光のもとでⅠ
「あら、もう終わったの?」
 湊先生に声をかけられて、「はい」と答える。
 それを昨日と同じように茶封筒に入れ、デスクの引き出しにしまった。
 私の携帯は先生のデスクの上。
 先生はふと思いついたかのように時計に目をやり、
「あんた、テスト捨ててないわよね?」
 真顔で訊かれたけれど、
「捨てるなら最初から来てません……体力温存」
「それもそうね……。じゃ、点滴するからベッドに行ってなさい」
 と、奥のベッドへ移動し横になる。
 今日も変わらず天井が白い。あ、誰かが椅子を引き摺った……。
 そんなことくらいしか音から得られる情報はない。
 白い天井も微妙に柄があるから病院の天井やマンションの天井、それから自宅の天井を見間違えることはない。

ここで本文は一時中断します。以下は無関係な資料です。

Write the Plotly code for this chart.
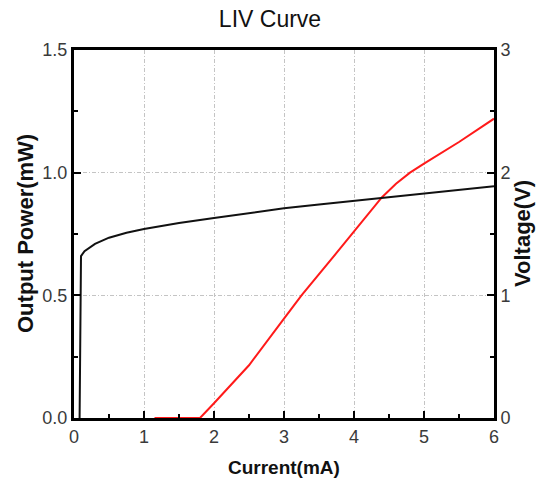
import plotly.graph_objects as go

# Voltage (black, right axis)
v_current = [0.08, 0.09, 0.1, 0.15, 0.2, 0.3, 0.5, 0.75, 1.0, 1.5, 2.0, 2.5, 3.0, 3.5, 4.0, 4.5, 5.0, 5.5, 6.0]
voltage = [0.0, 1.30, 1.32, 1.36, 1.38, 1.42, 1.47, 1.51, 1.54, 1.59, 1.63, 1.67, 1.71, 1.74, 1.77, 1.805, 1.83, 1.86, 1.89]

# Output power (red, left axis)
p_current = [1.15, 1.5, 1.8, 2.0, 2.5, 3.0, 3.25, 3.8, 4.0, 4.2, 4.4, 4.6, 4.8, 5.0, 5.5, 6.0]
power = [0.0, 0.0, 0.0, 0.06, 0.215, 0.405, 0.5, 0.69, 0.76, 0.83, 0.90, 0.955, 1.0, 1.037, 1.125, 1.22]

x_ticks = [0, 1, 2, 3, 4, 5, 6]
y_ticks = [0.0, 0.5, 1.0, 1.5]
y2_ticks = [0, 1, 2, 3]

FONT = "Liberation Sans, Arial"

fig = go.Figure()
fig.add_trace(go.Scatter(x=p_current, y=power, mode="lines",
                         line=dict(color="#ff1a1a", width=2), yaxis="y", showlegend=False))
fig.add_trace(go.Scatter(x=v_current, y=voltage, mode="lines",
                         line=dict(color="#111111", width=2), yaxis="y2", showlegend=False))

tickfont = dict(family=FONT, size=18, color="#3a3a3a")
grid = dict(showgrid=True, gridcolor="#c4c4c4", griddash="4px,2px,1px,2px", gridwidth=1)
minor_common = dict(ticks="inside", ticklen=4, tickwidth=2, tickcolor="black", showgrid=False)

L, R, T, B = 74, 46, 50, 71
PW = 540 - L - R
PH = 489 - T - B

fig.update_layout(
    width=540, height=489,
    margin=dict(l=L, r=R, t=T, b=B),
    paper_bgcolor="white", plot_bgcolor="white",
    title=dict(text="LIV Curve", x=0.5, xanchor="center", y=1 - 19 / 489, yanchor="middle",
               font=dict(family=FONT, size=23, color="#111111")),
    xaxis=dict(range=[0, 6], tickvals=x_ticks, ticktext=[str(t) for t in x_ticks],
               ticks="inside", ticklen=7, tickwidth=2, tickcolor="black",
               minor=dict(dtick=0.5, **minor_common),
               showline=True, linecolor="black", linewidth=3, mirror=True,
               zeroline=False, tickfont=tickfont, automargin=False, **grid),
    yaxis=dict(range=[0, 1.5], tickvals=y_ticks, ticktext=["0.0", "0.5", "1.0", "1.5"],
               ticks="inside", ticklen=7, tickwidth=2, tickcolor="black",
               minor=dict(dtick=0.25, **minor_common),
               showline=True, linecolor="black", linewidth=3,
               zeroline=False, tickfont=tickfont, automargin=False, **grid),
    yaxis2=dict(range=[0, 3], tickvals=y2_ticks, ticktext=[str(t) for t in y2_ticks],
                overlaying="y", side="right",
                ticks="inside", ticklen=7, tickwidth=2, tickcolor="black",
                minor=dict(dtick=0.5, **minor_common),
                showline=True, linecolor="black", linewidth=3,
                showgrid=False, zeroline=False, tickfont=tickfont, automargin=False),
    annotations=[
        dict(text="<b>Current(mA)</b>", xref="paper", yref="paper", x=0.5, y=-(467 - (489 - B)) / PH,
             xanchor="center", yanchor="middle", showarrow=False,
             font=dict(family=FONT, size=19, color="#111111")),
        dict(text="<b>Output Power(mW)</b>", xref="paper", yref="paper", x=-(L - 25) / PW, y=0.5,
             xanchor="center", yanchor="middle", textangle=-90, showarrow=False,
             font=dict(family=FONT, size=22, color="#111111")),
        dict(text="<b>Voltage(V)</b>", xref="paper", yref="paper", x=1 + (522 - (540 - R)) / PW, y=0.5,
             xanchor="center", yanchor="middle", textangle=-90, showarrow=False,
             font=dict(family=FONT, size=22, color="#111111")),
    ],
)

fig.write_html("out.html", config={"displayModeBar": False},
               post_script="document.body.style.margin='0';document.body.style.padding='0';")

 でも、ぼーっとしているときに見ると、保健室と病院の天井は見分けがつきづらくて少し困る。
 視線を少しずらせば窓の外に紫陽花が見えた。
 この時期になってぐんぐんと葉を茂らせた紫陽花は、蕾はあるものの、まだ何色になるのかはわからない。
 蕾はほんのりと青味がかったアイボリー。